**Available data**

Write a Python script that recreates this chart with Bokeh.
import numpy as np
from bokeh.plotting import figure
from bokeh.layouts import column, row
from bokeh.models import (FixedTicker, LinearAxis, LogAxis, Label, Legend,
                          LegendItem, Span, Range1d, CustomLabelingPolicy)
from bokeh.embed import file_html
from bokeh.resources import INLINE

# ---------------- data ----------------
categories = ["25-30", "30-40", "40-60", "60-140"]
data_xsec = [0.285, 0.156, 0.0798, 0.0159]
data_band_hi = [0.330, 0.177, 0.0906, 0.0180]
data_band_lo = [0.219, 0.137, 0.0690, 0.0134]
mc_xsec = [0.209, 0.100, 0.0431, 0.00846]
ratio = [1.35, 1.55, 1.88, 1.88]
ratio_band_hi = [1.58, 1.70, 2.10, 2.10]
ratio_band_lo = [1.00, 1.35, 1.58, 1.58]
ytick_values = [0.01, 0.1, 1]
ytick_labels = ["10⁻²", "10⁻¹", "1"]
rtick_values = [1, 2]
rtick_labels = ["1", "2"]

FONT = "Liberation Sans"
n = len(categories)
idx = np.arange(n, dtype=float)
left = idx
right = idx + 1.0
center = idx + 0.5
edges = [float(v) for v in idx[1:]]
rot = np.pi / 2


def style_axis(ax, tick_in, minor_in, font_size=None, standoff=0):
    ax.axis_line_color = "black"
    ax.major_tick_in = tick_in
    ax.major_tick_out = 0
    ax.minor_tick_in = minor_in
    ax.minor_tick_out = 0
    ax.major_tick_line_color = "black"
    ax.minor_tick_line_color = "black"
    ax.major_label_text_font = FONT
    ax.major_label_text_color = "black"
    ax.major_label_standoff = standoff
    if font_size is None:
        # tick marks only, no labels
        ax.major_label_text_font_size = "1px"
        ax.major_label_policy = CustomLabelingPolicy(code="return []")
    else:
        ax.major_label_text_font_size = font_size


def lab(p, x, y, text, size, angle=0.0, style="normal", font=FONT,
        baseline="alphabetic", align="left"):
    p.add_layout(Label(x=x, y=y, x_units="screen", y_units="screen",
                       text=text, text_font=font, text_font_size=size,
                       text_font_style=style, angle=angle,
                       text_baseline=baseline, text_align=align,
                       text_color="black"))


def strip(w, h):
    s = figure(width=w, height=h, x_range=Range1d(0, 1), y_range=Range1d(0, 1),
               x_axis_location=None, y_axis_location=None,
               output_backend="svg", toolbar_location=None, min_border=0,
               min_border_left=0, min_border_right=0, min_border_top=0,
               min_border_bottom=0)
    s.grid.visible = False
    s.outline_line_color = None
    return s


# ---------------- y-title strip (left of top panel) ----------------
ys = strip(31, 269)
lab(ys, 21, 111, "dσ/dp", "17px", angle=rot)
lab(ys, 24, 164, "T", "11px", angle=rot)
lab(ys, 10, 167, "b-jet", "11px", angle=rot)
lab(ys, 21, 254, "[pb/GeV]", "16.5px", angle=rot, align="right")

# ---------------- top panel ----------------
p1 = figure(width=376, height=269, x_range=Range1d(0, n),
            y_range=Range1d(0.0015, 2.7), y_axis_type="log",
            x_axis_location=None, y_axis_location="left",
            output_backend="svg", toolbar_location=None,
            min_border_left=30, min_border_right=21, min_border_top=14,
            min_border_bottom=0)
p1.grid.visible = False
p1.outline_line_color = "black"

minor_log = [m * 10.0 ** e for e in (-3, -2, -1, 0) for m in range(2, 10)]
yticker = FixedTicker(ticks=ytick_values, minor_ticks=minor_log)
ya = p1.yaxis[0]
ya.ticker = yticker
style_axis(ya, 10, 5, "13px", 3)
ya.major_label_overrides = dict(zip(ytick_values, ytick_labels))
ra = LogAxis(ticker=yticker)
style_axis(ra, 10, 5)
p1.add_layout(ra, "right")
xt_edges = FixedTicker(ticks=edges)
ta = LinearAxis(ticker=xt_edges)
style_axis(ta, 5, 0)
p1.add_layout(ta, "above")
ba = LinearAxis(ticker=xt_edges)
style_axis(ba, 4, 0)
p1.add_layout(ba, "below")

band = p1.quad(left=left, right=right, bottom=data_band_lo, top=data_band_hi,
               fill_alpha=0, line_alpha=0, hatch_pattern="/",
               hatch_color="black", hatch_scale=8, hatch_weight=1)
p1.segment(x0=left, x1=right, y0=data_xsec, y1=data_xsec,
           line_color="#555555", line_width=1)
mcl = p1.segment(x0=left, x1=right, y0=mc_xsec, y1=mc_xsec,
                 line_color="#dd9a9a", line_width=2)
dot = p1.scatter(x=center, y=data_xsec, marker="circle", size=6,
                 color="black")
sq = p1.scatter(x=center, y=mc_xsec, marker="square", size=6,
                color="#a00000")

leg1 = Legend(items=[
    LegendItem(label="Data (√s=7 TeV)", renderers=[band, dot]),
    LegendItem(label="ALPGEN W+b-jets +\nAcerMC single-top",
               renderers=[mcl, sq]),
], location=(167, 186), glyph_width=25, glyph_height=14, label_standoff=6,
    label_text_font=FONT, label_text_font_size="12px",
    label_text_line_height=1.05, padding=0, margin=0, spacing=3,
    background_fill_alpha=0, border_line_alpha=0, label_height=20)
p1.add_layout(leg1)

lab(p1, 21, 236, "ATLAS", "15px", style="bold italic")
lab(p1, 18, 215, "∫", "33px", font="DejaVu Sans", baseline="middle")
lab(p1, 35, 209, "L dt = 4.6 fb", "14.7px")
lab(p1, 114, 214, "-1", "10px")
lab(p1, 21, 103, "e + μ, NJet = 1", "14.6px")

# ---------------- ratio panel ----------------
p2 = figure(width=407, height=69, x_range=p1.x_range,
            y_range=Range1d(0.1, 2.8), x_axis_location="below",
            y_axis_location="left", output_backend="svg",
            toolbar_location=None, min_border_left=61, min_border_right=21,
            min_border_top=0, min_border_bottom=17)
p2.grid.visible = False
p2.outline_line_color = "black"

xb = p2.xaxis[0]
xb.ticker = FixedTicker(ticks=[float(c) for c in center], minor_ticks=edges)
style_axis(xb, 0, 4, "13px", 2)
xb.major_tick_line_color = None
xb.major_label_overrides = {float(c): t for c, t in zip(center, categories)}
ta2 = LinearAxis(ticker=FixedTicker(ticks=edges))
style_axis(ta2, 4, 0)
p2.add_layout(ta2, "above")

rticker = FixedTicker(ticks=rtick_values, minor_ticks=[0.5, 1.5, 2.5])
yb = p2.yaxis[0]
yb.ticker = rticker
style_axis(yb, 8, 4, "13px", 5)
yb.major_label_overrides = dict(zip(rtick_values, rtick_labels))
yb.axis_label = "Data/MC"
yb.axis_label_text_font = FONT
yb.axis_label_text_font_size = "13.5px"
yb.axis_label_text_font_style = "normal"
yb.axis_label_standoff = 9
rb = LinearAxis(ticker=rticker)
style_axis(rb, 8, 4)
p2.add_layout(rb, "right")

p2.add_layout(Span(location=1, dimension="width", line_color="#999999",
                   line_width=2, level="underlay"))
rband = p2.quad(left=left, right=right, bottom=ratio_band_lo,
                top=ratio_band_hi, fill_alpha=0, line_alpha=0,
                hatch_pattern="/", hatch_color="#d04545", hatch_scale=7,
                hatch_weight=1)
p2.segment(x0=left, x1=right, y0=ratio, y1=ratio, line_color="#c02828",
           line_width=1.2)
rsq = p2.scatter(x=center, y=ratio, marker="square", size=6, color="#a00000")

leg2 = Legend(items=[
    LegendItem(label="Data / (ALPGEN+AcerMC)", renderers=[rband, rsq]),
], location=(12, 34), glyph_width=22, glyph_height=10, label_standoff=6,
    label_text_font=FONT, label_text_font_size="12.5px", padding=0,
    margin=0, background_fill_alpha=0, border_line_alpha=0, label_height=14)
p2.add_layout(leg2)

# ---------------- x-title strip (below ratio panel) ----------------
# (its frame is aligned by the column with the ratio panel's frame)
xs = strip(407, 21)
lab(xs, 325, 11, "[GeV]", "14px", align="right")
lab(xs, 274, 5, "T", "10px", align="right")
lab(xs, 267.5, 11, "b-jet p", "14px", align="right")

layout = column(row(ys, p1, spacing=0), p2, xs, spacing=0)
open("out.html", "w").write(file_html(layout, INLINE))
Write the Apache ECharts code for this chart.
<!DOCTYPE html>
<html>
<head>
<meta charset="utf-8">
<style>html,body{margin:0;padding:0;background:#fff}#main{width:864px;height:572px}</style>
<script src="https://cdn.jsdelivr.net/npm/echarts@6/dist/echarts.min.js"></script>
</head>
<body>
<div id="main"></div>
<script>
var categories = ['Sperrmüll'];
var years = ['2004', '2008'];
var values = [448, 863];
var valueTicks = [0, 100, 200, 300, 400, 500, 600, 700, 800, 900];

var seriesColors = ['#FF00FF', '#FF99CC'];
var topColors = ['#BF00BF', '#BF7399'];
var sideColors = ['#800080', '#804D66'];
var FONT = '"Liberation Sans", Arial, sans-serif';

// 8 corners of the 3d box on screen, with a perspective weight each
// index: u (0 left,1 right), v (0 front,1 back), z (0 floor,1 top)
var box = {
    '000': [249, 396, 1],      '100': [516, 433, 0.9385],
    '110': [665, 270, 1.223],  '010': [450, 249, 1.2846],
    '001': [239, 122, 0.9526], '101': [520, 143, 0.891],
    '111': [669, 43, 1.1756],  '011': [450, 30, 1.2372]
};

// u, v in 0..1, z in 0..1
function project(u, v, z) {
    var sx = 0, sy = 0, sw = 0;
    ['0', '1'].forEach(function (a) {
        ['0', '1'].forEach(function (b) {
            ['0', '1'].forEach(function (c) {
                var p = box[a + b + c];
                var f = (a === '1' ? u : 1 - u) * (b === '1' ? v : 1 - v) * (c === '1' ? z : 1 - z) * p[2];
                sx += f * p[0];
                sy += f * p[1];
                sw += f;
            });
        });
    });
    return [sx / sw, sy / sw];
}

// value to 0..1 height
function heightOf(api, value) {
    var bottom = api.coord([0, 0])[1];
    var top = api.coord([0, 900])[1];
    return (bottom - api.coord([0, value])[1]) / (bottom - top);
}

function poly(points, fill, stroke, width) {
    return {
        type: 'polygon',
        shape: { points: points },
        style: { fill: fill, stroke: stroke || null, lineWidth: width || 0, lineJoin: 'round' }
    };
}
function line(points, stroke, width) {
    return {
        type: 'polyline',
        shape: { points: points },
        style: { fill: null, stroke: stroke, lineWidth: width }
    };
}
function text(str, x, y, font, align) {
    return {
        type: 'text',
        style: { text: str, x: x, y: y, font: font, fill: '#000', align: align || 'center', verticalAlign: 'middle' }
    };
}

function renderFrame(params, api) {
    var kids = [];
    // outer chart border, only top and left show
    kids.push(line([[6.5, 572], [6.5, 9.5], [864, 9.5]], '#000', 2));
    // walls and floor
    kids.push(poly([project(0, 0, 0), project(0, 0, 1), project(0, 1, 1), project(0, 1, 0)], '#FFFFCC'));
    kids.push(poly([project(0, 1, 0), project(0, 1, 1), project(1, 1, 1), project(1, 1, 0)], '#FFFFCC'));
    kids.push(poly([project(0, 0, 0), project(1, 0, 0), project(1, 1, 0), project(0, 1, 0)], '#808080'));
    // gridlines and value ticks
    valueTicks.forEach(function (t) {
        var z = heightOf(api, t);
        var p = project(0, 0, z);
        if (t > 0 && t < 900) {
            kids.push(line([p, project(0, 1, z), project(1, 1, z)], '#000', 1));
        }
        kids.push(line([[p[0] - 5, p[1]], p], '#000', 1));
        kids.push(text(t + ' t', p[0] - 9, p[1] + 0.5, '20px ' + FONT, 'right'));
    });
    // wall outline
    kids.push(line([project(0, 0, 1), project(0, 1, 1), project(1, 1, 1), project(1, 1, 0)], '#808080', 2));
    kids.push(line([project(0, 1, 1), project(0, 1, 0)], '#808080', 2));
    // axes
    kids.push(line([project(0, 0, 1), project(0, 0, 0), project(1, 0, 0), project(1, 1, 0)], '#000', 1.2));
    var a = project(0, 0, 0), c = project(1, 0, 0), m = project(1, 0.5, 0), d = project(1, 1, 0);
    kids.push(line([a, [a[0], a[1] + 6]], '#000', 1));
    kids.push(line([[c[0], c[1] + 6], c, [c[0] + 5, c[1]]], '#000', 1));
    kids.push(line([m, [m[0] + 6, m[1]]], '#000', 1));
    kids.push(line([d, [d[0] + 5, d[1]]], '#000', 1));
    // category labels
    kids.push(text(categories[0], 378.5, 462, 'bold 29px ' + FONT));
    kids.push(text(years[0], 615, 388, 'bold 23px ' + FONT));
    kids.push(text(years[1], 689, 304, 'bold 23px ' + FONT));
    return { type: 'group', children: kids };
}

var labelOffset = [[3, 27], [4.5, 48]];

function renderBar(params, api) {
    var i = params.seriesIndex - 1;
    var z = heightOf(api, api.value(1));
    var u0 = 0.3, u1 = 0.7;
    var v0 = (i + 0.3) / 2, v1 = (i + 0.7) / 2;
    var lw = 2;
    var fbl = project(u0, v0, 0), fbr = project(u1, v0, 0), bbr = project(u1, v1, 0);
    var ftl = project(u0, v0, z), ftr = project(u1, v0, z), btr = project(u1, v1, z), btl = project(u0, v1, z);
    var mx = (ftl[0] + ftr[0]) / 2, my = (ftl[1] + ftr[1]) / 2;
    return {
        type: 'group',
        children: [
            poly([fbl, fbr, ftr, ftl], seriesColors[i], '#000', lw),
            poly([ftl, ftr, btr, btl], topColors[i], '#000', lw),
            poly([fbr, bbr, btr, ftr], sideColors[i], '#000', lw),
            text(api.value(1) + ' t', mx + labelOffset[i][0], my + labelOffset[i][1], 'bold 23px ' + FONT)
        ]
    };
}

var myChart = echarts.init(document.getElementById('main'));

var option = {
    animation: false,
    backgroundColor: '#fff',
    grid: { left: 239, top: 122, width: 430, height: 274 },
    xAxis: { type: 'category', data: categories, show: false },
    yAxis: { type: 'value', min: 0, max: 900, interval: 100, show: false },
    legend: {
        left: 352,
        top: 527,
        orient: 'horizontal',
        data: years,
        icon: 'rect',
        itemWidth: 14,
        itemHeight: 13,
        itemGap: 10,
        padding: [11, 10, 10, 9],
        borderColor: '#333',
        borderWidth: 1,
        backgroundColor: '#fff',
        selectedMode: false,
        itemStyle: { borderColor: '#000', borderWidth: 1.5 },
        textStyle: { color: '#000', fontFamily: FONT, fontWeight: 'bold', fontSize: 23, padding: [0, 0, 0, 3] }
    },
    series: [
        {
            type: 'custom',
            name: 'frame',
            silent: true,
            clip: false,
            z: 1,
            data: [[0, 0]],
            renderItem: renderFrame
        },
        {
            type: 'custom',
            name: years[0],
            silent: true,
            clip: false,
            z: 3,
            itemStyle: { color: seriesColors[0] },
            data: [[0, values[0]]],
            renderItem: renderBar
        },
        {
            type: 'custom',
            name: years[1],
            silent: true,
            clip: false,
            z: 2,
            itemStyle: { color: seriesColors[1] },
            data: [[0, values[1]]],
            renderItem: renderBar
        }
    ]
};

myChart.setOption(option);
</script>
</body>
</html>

**What is expected**
Include the first line, the line containing "from bokeh.resources import INLINE", and every line between them, copied exactly from the material above; output no other line.

**Final result**
Write a Python script that recreates this chart with Bokeh.
import numpy as np
from bokeh.plotting import figure
from bokeh.layouts import column, row
from bokeh.models import (FixedTicker, LinearAxis, LogAxis, Label, Legend,
                          LegendItem, Span, Range1d, CustomLabelingPolicy)
from bokeh.embed import file_html
from bokeh.resources import INLINE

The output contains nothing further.